# [Material provided]
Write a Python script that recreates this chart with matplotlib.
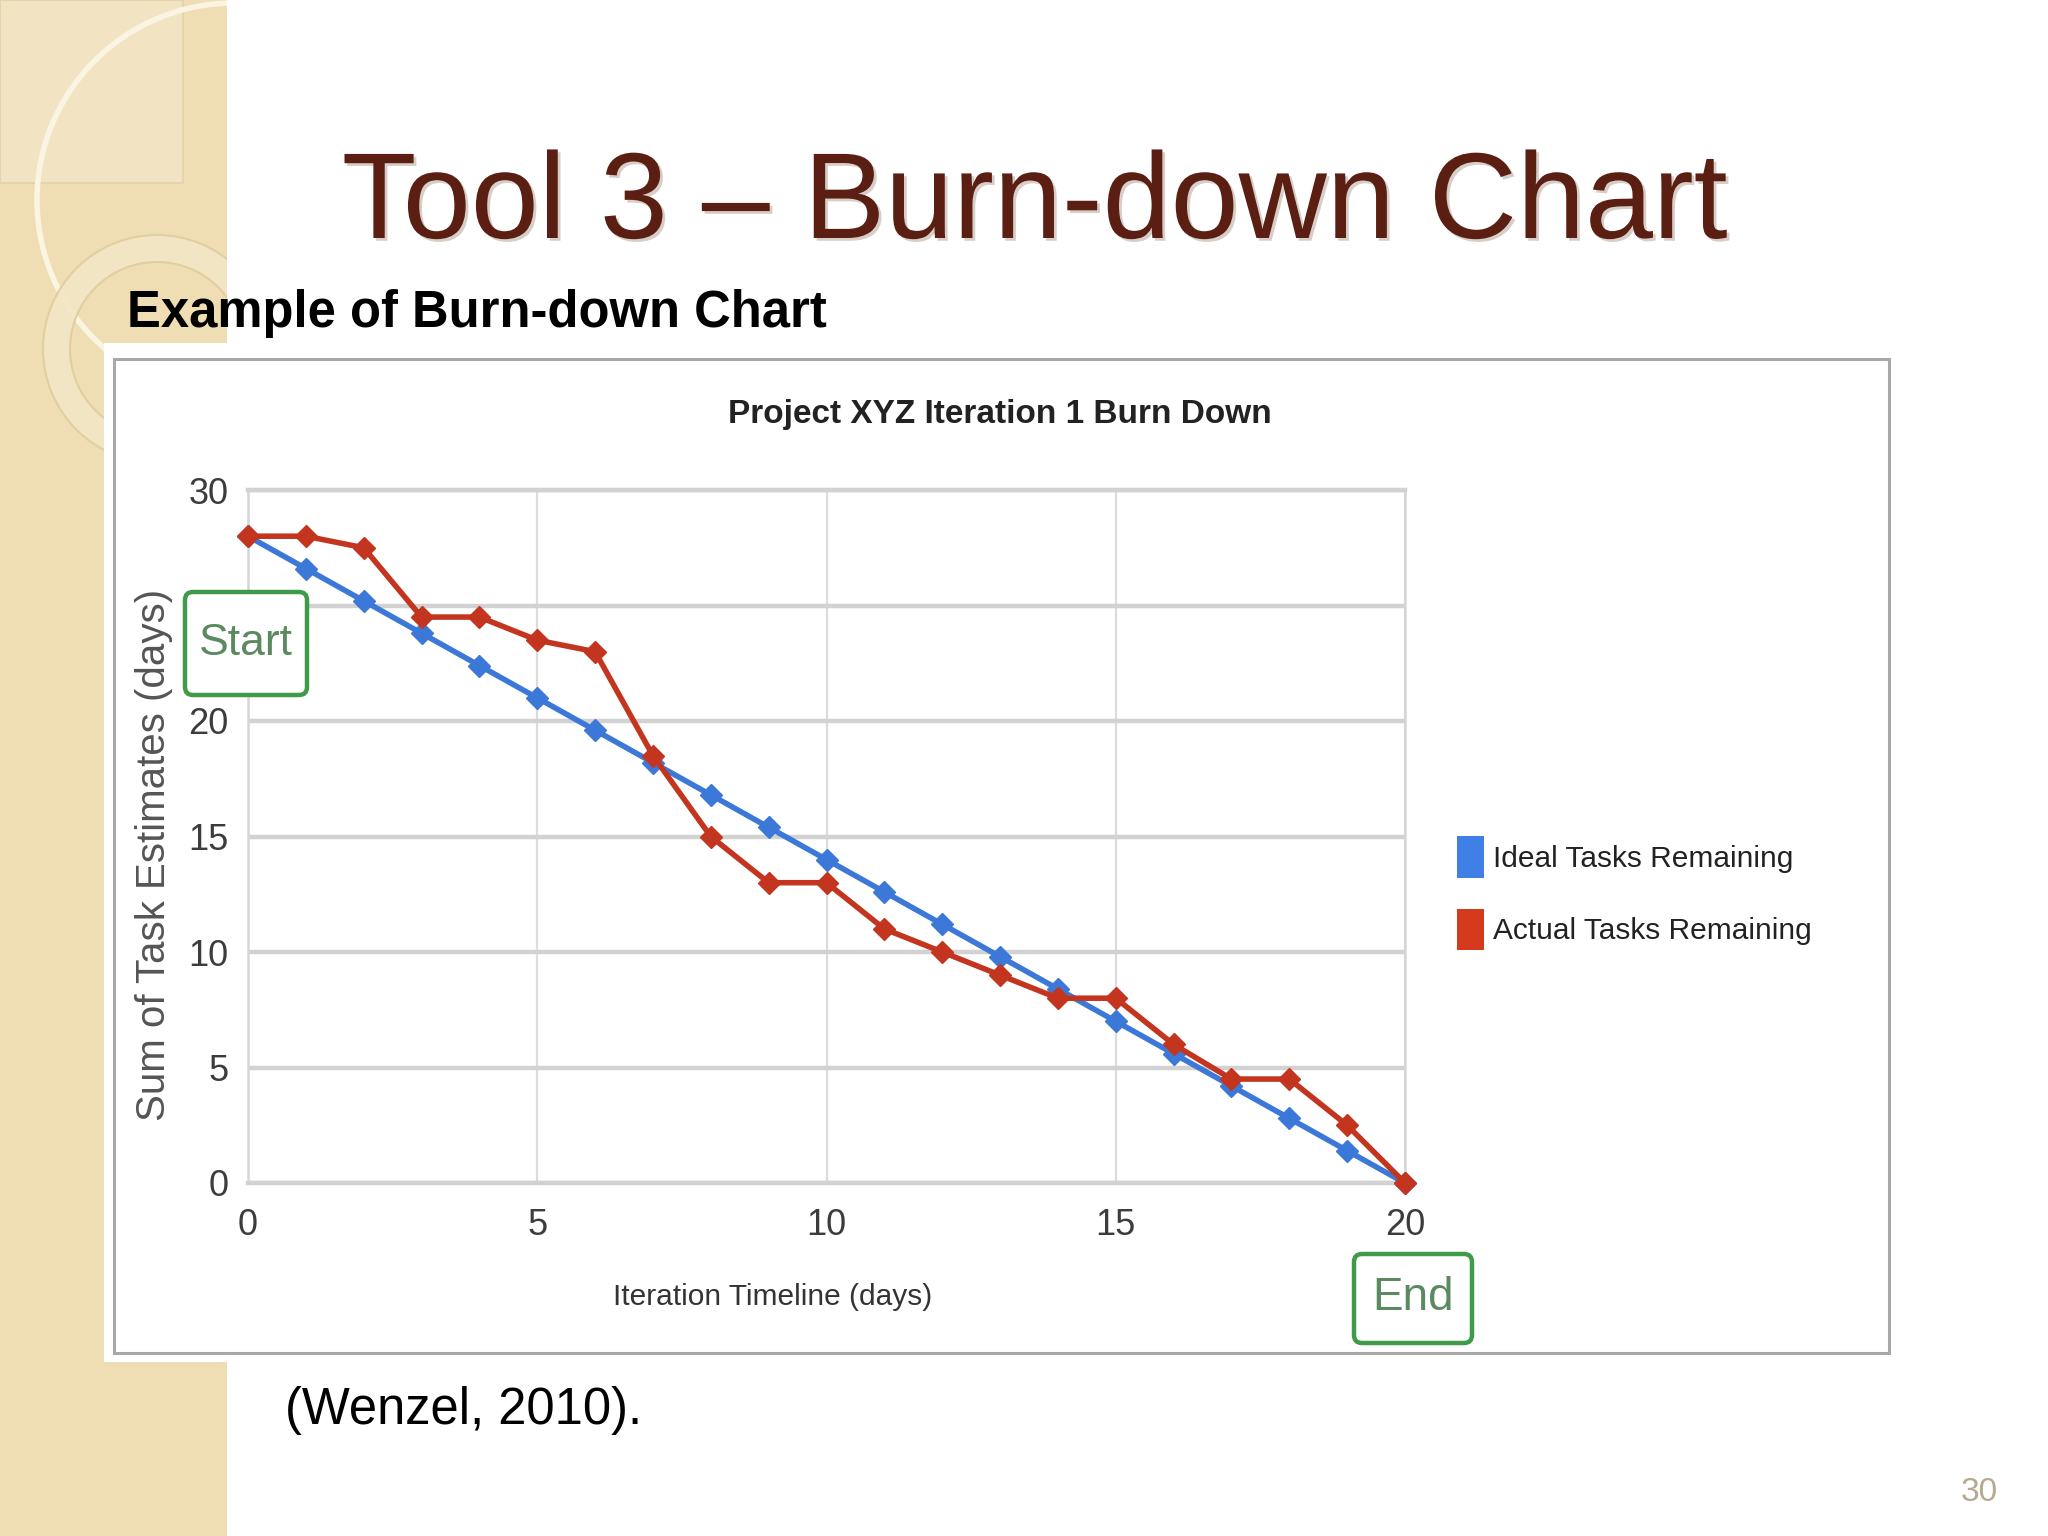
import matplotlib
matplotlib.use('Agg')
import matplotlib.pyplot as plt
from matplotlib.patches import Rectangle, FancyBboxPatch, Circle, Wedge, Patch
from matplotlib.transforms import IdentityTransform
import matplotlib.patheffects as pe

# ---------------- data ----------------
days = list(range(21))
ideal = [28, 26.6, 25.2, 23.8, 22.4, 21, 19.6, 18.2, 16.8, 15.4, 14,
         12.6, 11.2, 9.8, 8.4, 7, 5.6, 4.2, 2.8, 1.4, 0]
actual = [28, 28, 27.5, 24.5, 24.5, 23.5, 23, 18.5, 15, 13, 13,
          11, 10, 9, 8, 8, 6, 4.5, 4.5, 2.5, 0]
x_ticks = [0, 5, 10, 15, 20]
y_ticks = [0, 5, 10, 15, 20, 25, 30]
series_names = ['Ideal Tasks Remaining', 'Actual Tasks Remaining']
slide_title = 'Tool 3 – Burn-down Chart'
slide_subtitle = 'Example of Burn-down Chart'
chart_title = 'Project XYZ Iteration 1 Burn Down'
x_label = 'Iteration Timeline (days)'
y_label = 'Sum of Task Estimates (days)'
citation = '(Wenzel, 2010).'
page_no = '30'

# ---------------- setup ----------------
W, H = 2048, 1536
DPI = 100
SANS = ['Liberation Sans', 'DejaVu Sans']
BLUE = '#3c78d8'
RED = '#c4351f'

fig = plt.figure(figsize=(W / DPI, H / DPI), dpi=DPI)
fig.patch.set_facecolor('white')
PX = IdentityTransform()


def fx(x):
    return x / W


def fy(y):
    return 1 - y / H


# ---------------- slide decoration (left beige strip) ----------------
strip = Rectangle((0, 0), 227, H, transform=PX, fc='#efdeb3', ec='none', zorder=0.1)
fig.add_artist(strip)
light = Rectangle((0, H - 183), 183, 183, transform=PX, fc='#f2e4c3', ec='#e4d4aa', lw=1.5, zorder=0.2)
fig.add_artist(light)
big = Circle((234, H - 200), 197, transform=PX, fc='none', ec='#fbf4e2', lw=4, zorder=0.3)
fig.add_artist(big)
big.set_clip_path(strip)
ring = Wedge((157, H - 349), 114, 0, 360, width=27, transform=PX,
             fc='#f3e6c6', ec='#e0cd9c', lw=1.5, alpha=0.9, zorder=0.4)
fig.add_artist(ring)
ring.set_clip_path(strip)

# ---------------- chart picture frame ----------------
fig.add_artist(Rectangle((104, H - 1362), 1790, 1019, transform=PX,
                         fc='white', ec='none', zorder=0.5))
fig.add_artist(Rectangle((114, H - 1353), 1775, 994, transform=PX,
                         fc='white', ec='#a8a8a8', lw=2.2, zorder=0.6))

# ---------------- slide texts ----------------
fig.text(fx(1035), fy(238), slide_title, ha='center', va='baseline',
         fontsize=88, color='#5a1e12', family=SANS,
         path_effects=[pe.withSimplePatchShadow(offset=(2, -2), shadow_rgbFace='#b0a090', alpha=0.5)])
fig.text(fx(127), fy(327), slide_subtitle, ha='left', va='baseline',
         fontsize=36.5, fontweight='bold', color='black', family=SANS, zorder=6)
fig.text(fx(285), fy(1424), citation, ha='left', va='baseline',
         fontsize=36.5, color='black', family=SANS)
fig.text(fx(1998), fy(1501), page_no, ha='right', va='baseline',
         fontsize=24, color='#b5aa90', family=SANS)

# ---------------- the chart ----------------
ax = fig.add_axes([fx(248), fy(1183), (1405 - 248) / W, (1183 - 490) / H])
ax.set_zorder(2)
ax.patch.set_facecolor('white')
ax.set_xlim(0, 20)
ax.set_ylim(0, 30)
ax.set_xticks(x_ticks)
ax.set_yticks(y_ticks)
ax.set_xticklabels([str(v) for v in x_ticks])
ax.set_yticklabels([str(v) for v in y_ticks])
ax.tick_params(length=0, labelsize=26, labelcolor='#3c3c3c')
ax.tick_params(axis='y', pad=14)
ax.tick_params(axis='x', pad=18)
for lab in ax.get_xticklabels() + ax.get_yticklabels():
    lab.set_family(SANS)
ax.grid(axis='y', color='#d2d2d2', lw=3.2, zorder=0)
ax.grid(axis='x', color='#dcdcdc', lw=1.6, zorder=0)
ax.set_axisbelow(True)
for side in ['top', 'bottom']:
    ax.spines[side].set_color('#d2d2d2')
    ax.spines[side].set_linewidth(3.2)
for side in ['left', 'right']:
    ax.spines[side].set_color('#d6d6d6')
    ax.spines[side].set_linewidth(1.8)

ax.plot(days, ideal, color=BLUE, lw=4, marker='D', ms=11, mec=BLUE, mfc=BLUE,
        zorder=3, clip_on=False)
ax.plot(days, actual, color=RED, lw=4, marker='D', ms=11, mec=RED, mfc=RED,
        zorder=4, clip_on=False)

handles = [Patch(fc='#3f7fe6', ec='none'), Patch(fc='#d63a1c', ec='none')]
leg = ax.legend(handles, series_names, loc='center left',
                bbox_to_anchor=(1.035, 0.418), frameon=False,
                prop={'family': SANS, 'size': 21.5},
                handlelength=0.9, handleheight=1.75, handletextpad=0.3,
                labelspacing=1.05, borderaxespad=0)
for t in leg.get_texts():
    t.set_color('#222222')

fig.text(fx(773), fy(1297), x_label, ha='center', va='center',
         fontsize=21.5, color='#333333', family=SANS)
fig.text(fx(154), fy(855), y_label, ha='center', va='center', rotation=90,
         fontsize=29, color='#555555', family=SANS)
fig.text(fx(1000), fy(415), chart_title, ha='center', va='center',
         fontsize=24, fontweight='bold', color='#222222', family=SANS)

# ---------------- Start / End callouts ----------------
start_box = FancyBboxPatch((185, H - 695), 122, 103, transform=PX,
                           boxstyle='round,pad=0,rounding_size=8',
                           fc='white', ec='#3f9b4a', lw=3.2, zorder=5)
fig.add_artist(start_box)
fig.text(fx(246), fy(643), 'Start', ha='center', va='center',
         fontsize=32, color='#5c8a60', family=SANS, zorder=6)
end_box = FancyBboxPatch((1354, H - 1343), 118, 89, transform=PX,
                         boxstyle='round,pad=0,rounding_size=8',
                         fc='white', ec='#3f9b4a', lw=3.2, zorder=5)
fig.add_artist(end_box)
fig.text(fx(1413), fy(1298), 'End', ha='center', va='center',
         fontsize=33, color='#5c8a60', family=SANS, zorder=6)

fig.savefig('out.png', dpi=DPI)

# [Problem description]
Repeat only the lines from the beginning of the material through the line containing "ring.set_clip_path(strip)", both ends kept, leaving pictures out.

# [Finished exercise]
Write a Python script that recreates this chart with matplotlib.
import matplotlib
matplotlib.use('Agg')
import matplotlib.pyplot as plt
from matplotlib.patches import Rectangle, FancyBboxPatch, Circle, Wedge, Patch
from matplotlib.transforms import IdentityTransform
import matplotlib.patheffects as pe

# ---------------- data ----------------
days = list(range(21))
ideal = [28, 26.6, 25.2, 23.8, 22.4, 21, 19.6, 18.2, 16.8, 15.4, 14,
         12.6, 11.2, 9.8, 8.4, 7, 5.6, 4.2, 2.8, 1.4, 0]
actual = [28, 28, 27.5, 24.5, 24.5, 23.5, 23, 18.5, 15, 13, 13,
          11, 10, 9, 8, 8, 6, 4.5, 4.5, 2.5, 0]
x_ticks = [0, 5, 10, 15, 20]
y_ticks = [0, 5, 10, 15, 20, 25, 30]
series_names = ['Ideal Tasks Remaining', 'Actual Tasks Remaining']
slide_title = 'Tool 3 – Burn-down Chart'
slide_subtitle = 'Example of Burn-down Chart'
chart_title = 'Project XYZ Iteration 1 Burn Down'
x_label = 'Iteration Timeline (days)'
y_label = 'Sum of Task Estimates (days)'
citation = '(Wenzel, 2010).'
page_no = '30'

# ---------------- setup ----------------
W, H = 2048, 1536
DPI = 100
SANS = ['Liberation Sans', 'DejaVu Sans']
BLUE = '#3c78d8'
RED = '#c4351f'

fig = plt.figure(figsize=(W / DPI, H / DPI), dpi=DPI)
fig.patch.set_facecolor('white')
PX = IdentityTransform()


def fx(x):
    return x / W


def fy(y):
    return 1 - y / H


# ---------------- slide decoration (left beige strip) ----------------
strip = Rectangle((0, 0), 227, H, transform=PX, fc='#efdeb3', ec='none', zorder=0.1)
fig.add_artist(strip)
light = Rectangle((0, H - 183), 183, 183, transform=PX, fc='#f2e4c3', ec='#e4d4aa', lw=1.5, zorder=0.2)
fig.add_artist(light)
big = Circle((234, H - 200), 197, transform=PX, fc='none', ec='#fbf4e2', lw=4, zorder=0.3)
fig.add_artist(big)
big.set_clip_path(strip)
ring = Wedge((157, H - 349), 114, 0, 360, width=27, transform=PX,
             fc='#f3e6c6', ec='#e0cd9c', lw=1.5, alpha=0.9, zorder=0.4)
fig.add_artist(ring)
ring.set_clip_path(strip)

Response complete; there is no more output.